Benefits of Aspirating Smoke Detection
There are many hidden benefits of integrating an aspirating
smoke detection system into the fire detection system design for a large volume
space. It’s often a challenge to handle diverse placement options in fire and
life safety designs, but aspirating smoke detection technology is flexible. It
can accommodate a variety of horizontal and vertical sampling point locations
and/or capillary tubes – providing effective coverage while minimizing
architectural and aesthetic impact. Aspiration smoke detection systems also
allow for more specific levels of warnings and alarms to allow building staff
to investigate before emergency operations (such as evacuation) are
implemented.
Aspirating smoke detection systems can also provide
maintenance flexibility and cost savings for large spaces. Inspection and
testing is easy, because an air sampling pipe network can be in the upper
elevations of large volume spaces while the air sampling detector is installed
in a remote accessible location. By comparison, spot-type smoke detectors
located on high ceilings would require special procedures for inspection.

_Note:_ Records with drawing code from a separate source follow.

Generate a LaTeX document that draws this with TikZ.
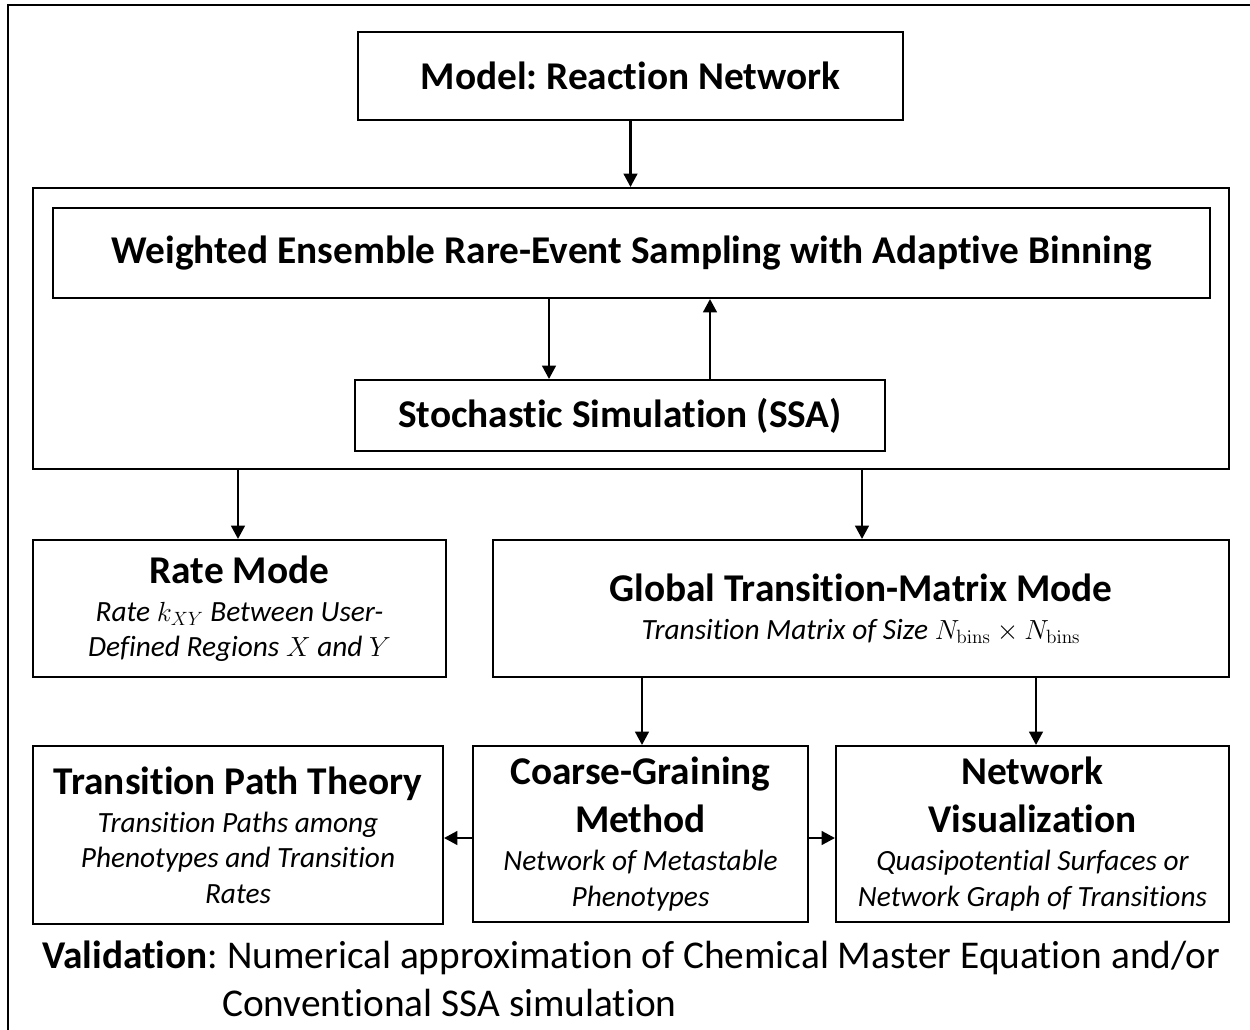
\documentclass[tikz,border=0pt]{standalone}
\usepackage[no-math]{fontspec}
\setmainfont{Carlito}[RawFeature=-liga]
\frenchspacing
\usetikzlibrary{arrows.meta}
\newcommand\TitleFont{\fontsize{29.5}{36}\selectfont\bfseries\spaceskip=0pt\xspaceskip=0pt\relax}
\newcommand\SubFont{\fontsize{22}{26.5}\selectfont\itshape\spaceskip=0pt\xspaceskip=0pt\relax}
\newcommand\ValFont{\fontsize{29.5}{34}\selectfont}
\newcommand\EndGap{\par\vspace{-2pt}}
\begin{document}
\begin{tikzpicture}[x=0.75pt,y=-0.75pt,
  box/.style={draw, line width=1.4pt, inner sep=0pt, align=center},
  tbox/.style={draw, line width=1.4pt, inner sep=0pt, text width=#1, align=flush center},
  arr/.style={line width=2.2pt, -{Triangle[length=10pt,width=10pt]}}]
\useasboundingbox (0,0) rectangle (1250,1029);
\fill[white] (0,0) rectangle (1250,1029);
% outer frame (cut by the page on the right and bottom)
\draw[line width=2pt] (8,1040) -- (8,5) -- (1260,5);

\node[box, minimum width=408.75pt, minimum height=66pt] (model) at (630.5,76)
  {\TitleFont Model: Reaction Network};
\node[box, minimum width=897pt, minimum height=210.75pt] (cont) at (631,328.5) {};
\node[box, minimum width=867.75pt, minimum height=67.5pt] (we) at (631.5,253)
  {\TitleFont Weighted Ensemble Rare-Event Sampling with Adaptive Binning};
\node[box, minimum width=397.5pt, minimum height=53.25pt] (ssa) at (620,415.5)
  {\TitleFont Stochastic Simulation (SSA)};
\node[tbox=305pt, minimum width=309.75pt, minimum height=102.75pt] (rate) at (239.5,608.5)
  {{\TitleFont Rate Mode\par}\vspace{2pt}
   {\SubFont Rate $k_{XY}$ Between User-\\Defined Regions $X$ and $Y$\par}\EndGap};
\node[tbox=545pt, minimum width=552pt, minimum height=102.75pt] (glob) at (861,608.5)
  {{\TitleFont Global Transition-Matrix Mode\par}\vspace{2pt}
   {\SubFont Transition Matrix of Size $N_{\mathrm{bins}}\times N_{\mathrm{bins}}$\par}\EndGap};
\node[tbox=303pt, minimum width=307.5pt, minimum height=133.5pt] (tpt) at (238,835)
  {{\TitleFont Transition Path Theory\par}\vspace{2pt}
   {\SubFont Transition Paths among\\Phenotypes and Transition\\Rates\par}\EndGap};
\node[tbox=247pt, minimum width=251.25pt, minimum height=132pt] (cg) at (640.5,834)
  {{\TitleFont Coarse-Graining\\Method\par}\vspace{2pt}
   {\SubFont Network of Metastable\\Phenotypes\par}\EndGap};
\node[tbox=292pt, minimum width=294.75pt, minimum height=132pt] (nv) at (1032.5,834)
  {{\TitleFont Network\\Visualization\par}\vspace{2pt}
   {\SubFont Quasipotential Surfaces or\\Network Graph of Transitions\par}\EndGap};

\node[anchor=west, inner sep=0pt] (val1) at (42,958)
  {\ValFont\textbf{Validation}: Numerical approximation of Chemical Master Equation and/or};
\node[anchor=west, inner sep=0pt] (val2) at (222,1003)
  {\ValFont Conventional SSA simulation};

\coordinate (xa) at (549,0);
\coordinate (xb) at (710,0);
\coordinate (xc) at (238,0);
\coordinate (xd) at (862,0);
\coordinate (xe) at (642,0);
\coordinate (xf) at (1036,0);
\coordinate (yh) at (0,838);

\draw[arr] (model.south) -- (model.south |- cont.north);
\draw[arr] (xa |- we.south) -- (xa |- ssa.north);
\draw[arr] (xb |- ssa.north) -- (xb |- we.south);
\draw[arr] (xc |- cont.south) -- (xc |- rate.north);
\draw[arr] (xd |- cont.south) -- (xd |- glob.north);
\draw[arr] (xe |- glob.south) -- (xe |- cg.north);
\draw[arr] (xf |- glob.south) -- (xf |- nv.north);
\draw[arr] (cg.west |- yh) -- (tpt.east |- yh);
\draw[arr] (cg.east |- yh) -- (nv.west |- yh);
\end{tikzpicture}
\end{document}
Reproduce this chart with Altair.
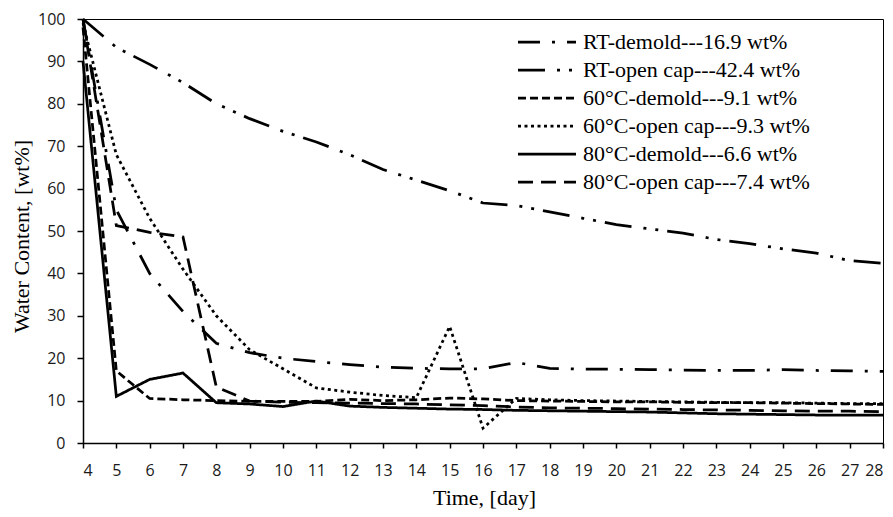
import altair as alt
import pandas as pd

days = list(range(4, 29))

series_names = [
    "RT-demold---16.9 wt%",
    "RT-open cap---42.4 wt%",
    "60°C-demold---9.1 wt%",
    "60°C-open cap---9.3 wt%",
    "80°C-demold---6.6 wt%",
    "80°C-open cap---7.4 wt%",
]

rt_demold = [100, 55, 40, 31, 23.5, 21.3, 20.0, 19.2, 18.5, 17.9, 17.6, 17.5, 17.5, 19.0,
             17.6, 17.4, 17.4, 17.3, 17.2, 17.1, 17.1, 17.3, 17.1, 17.0, 16.9]
rt_open = [100, 93.3, 89.3, 85, 80, 76.5, 73.5, 71, 68, 64.5, 62, 59.5, 56.6, 56,
           54.5, 53, 51.5, 50.5, 49.5, 48, 47, 45.8, 44.8, 43, 42.4]
c60_demold = [98, 17, 10.5, 10.2, 10.0, 9.8, 9.8, 9.8, 10.3, 10.0, 10.2, 10.6, 10.4, 10.0,
              9.9, 9.8, 9.7, 9.7, 9.6, 9.5, 9.5, 9.4, 9.3, 9.2, 9.1]
c60_open = [99, 68, 53, 41, 30, 22, 17.5, 13, 12, 11.2, 10.7, 27.5, 3.5, 10.5,
            10.2, 10.0, 9.9, 9.8, 9.7, 9.6, 9.5, 9.5, 9.4, 9.3, 9.3]
c80_demold = [90, 11, 15, 16.5, 9.5, 9.2, 8.6, 9.9, 8.7, 8.4, 8.2, 8.0, 7.9, 7.7,
              7.6, 7.5, 7.4, 7.3, 7.1, 6.9, 6.8, 6.7, 6.6, 6.6, 6.6]
c80_open = [100, 51.3, 49.7, 48.6, 13.2, 9.9, 9.6, 9.5, 9.4, 9.3, 9.2, 9.0, 8.8, 8.5,
            8.3, 8.2, 8.1, 8.0, 7.9, 7.8, 7.7, 7.6, 7.5, 7.5, 7.4]

x_ticks = list(range(4, 29))
y_ticks = list(range(0, 101, 10))

all_series = [rt_demold, rt_open, c60_demold, c60_open, c80_demold, c80_open]
rows = []
for name, vals in zip(series_names, all_series):
    for d, v in zip(days, vals):
        rows.append({"day": d, "value": v, "series": name})
df = pd.DataFrame(rows)

dashes = [
    [22, 12, 3, 12],
    [27, 12, 3, 9, 3, 9],
    [8, 4],
    [3, 3.5],
    [1, 0],
    [15, 8],
]

chart = alt.Chart(df).mark_line(color="black", strokeWidth=2.75).encode(
    x=alt.X("day:Q", scale=alt.Scale(domain=[4, 28], nice=False),
            axis=alt.Axis(values=x_ticks, title="Time, [day]", titleX=401, titleY=44)),
    y=alt.Y("value:Q", scale=alt.Scale(domain=[0, 100], nice=False),
            axis=alt.Axis(values=y_ticks, title="Water Content, [wt%]", titleX=-50, titleY=217)),
    strokeDash=alt.StrokeDash(
        "series:N",
        scale=alt.Scale(domain=series_names, range=dashes),
        legend=alt.Legend(
            title=None, orient="none", legendX=448, legendY=7,
            symbolType="M-2,0H2", symbolSize=841, symbolStrokeWidth=2.75,
            symbolStrokeColor="black", symbolFillColor="transparent",
            labelFont="Liberation Serif", labelFontSize=22,
            labelColor="black", labelLimit=0, rowPadding=1, padding=0, labelOffset=20,
        ),
    ),
    detail="series:N",
).properties(
    width=800, height=424,
    autosize=alt.AutoSizeParams(type="none"),
    padding={"left": 83, "top": 19, "right": 10, "bottom": 74},
).configure_view(
    stroke="black", strokeWidth=1
).configure_axis(
    grid=False, domainColor="black", domainWidth=1.5, tickColor="black", tickWidth=1.5,
    tickSize=6, labelFont="Open Sans", labelFontSize=16, labelColor="#1a1a1a",
    labelPadding=12, titleFont="Liberation Serif", titleFontSize=22,
    titleFontWeight="normal", titleColor="black",
).configure_axisX(labelPadding=14, tickSize=5)

chart.save("out.html", embed_options={"renderer": "svg", "actions": False})
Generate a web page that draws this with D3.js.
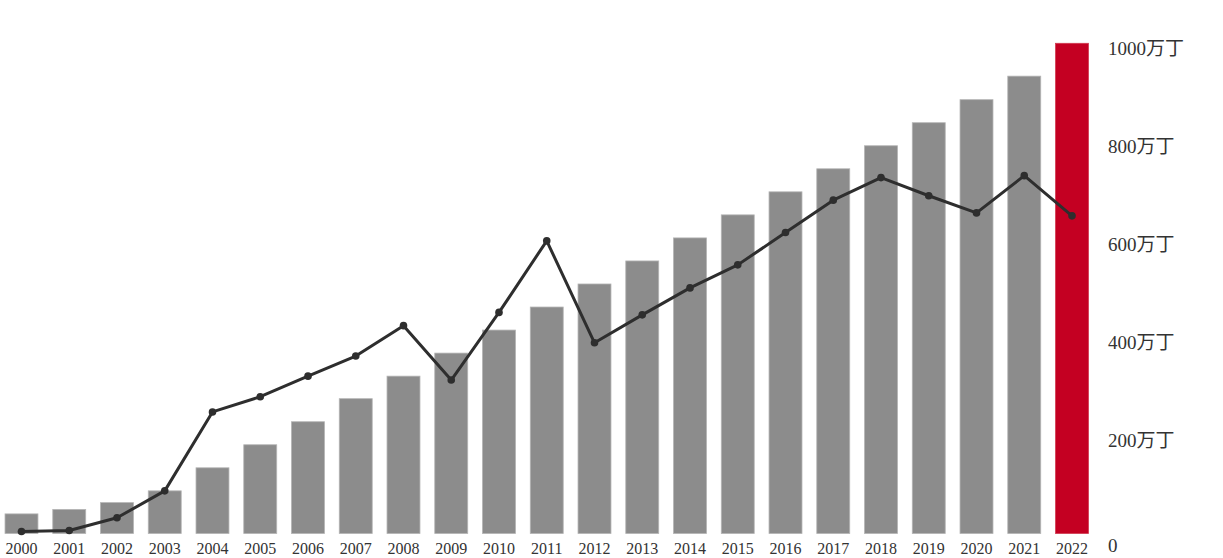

Furthermore, aspirating technology performance is more consistent and reliable
because it is not subject to building movement considerations of optical beam
smoke detection devices.
Smoke detection Aspirating systems generally include a
sensor of considerably increased level of sensitivity compared with a standard
point or line optical beam detectors. Such “high sensitivity” aspirating smoke
detection systems, are designated Class A systems in BS EN 54-20 and are often
used to protect critical electronic equipment rooms, in which even a very small
fire can result in unacceptable damage. Guidance on fire protection of such
facilities is given in BS 6266.
Typically, a Class B (enhanced sensitivity) or Class C
(normal sensitivity) aspirating smoke detection system is used in such
applications, but it is important to seek advice from suppliers with sufficient
experience and knowledge of aspirating smoke detection systems and BS EN 54-20.
For aspirating systems, specialist application guidance
needs to be sought from the manufacturer.